### Data entries:
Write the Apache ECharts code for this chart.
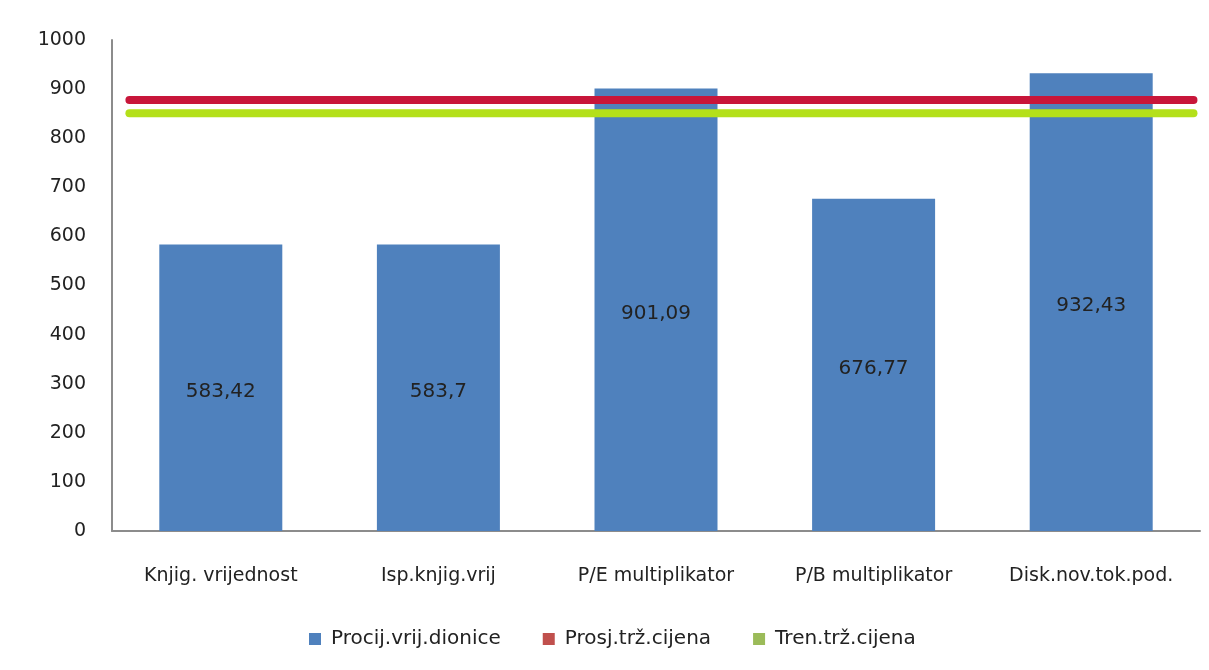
<!DOCTYPE html>
<html>
<head>
<meta charset="utf-8">
<script src="https://cdn.jsdelivr.net/npm/echarts@6/dist/echarts.min.js"></script>
<style>
html,body{margin:0;padding:0;background:#fff;}
#main{width:1209px;height:670px;}
</style>
</head>
<body>
<div id="main"></div>
<script>
// podaci
const categories = ['Knjig. vrijednost', 'Isp.knjig.vrij', 'P/E multiplikator', 'P/B multiplikator', 'Disk.nov.tok.pod.'];
const procijVrij = [583.42, 583.7, 901.09, 676.77, 932.43];
const prosjCijena = 878;
const trenCijena = 851;
const yTicks = [0, 100, 200, 300, 400, 500, 600, 700, 800, 900, 1000];

const FONT = 'DejaVu Sans';
const chart = echarts.init(document.getElementById('main'));

// horizontalne linije preko cijelog grafa (sekundarna x os)
const lineSpan = [0.08, 4.97];

const option = {
    animation: false,
    textStyle: { fontFamily: FONT },
    grid: { left: 112, right: 9, top: 40, bottom: 139 },
    legend: {
        top: 624,
        left: 304,
        itemWidth: 12,
        itemHeight: 12,
        itemGap: 42,
        icon: 'rect',
        textStyle: { fontSize: 20, color: '#222', fontFamily: FONT, padding: [0, 0, 0, 5] },
        data: [
            { name: 'Procij.vrij.dionice', itemStyle: { color: '#4F81BD' } },
            { name: 'Prosj.trž.cijena', itemStyle: { color: '#C0504D' } },
            { name: 'Tren.trž.cijena', itemStyle: { color: '#9BBB59' } }
        ]
    },
    xAxis: [{
        type: 'category',
        data: categories,
        axisLine: { lineStyle: { color: '#8c8c8c', width: 2 } },
        axisTick: { show: false },
        axisLabel: { color: '#222', fontSize: 19, margin: 36, interval: 0 }
    }, {
        type: 'value',
        min: 0,
        max: 5,
        show: false
    }],
    yAxis: {
        type: 'value',
        min: yTicks[0],
        max: yTicks[yTicks.length - 1],
        interval: 100,
        axisLine: { show: true, lineStyle: { color: '#8c8c8c', width: 2 } },
        axisTick: { show: false },
        splitLine: { show: false },
        axisLabel: { color: '#222', fontSize: 19, margin: 26, formatter: v => String(v) }
    },
    series: [{
        name: 'Procij.vrij.dionice',
        type: 'bar',
        data: procijVrij,
        barWidth: 123,
        itemStyle: { color: '#4F81BD' },
        label: {
            show: true,
            position: 'inside',
            offset: [0, 4],
            color: '#222',
            fontSize: 20,
            formatter: p => String(p.value).replace('.', ',')
        }
    }, {
        name: 'Prosj.trž.cijena',
        type: 'line',
        xAxisIndex: 1,
        data: lineSpan.map(x => [x, prosjCijena]),
        symbol: 'none',
        lineStyle: { color: '#C8163A', width: 8, cap: 'round' },
        itemStyle: { color: '#C0504D' },
        z: 5
    }, {
        name: 'Tren.trž.cijena',
        type: 'line',
        xAxisIndex: 1,
        data: lineSpan.map(x => [x, trenCijena]),
        symbol: 'none',
        lineStyle: { color: '#B4E01A', width: 8, cap: 'round' },
        itemStyle: { color: '#9BBB59' },
        z: 5
    }]
};

chart.setOption(option);
</script>
</body>
</html>
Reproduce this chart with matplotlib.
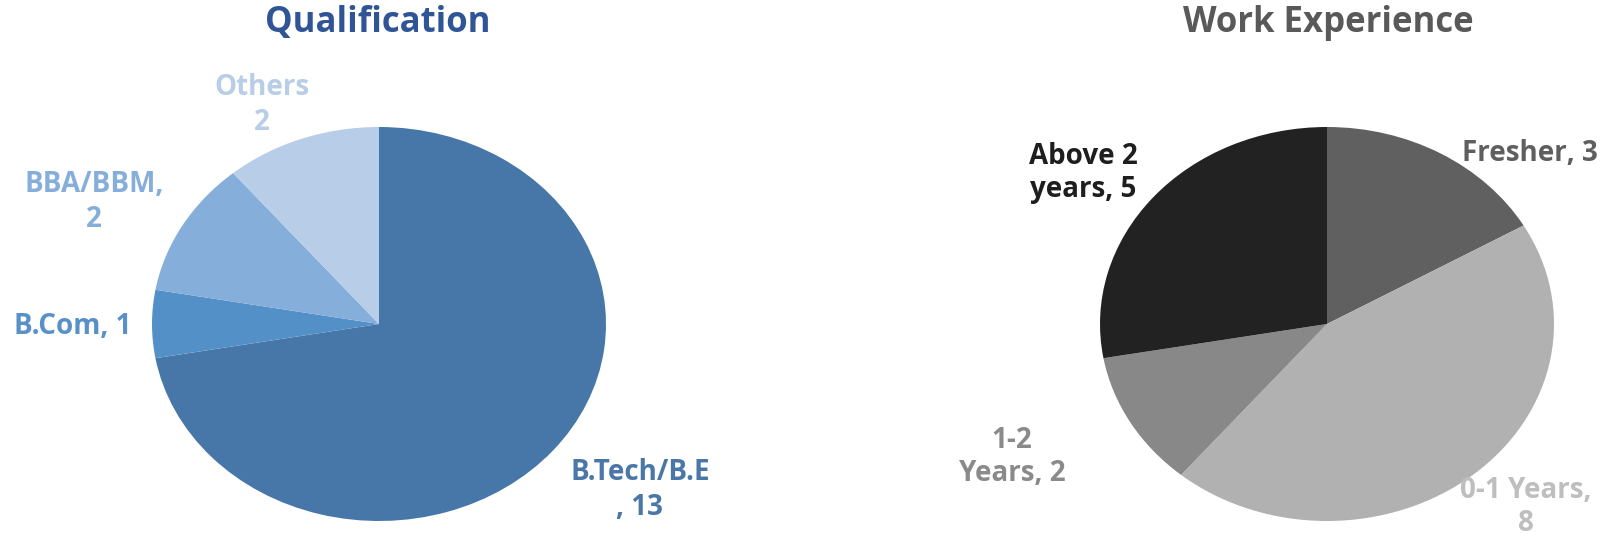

### What is expected:
The word "this" may turn up on some lines of these records; say how many, with no other words.

### Finished task:
2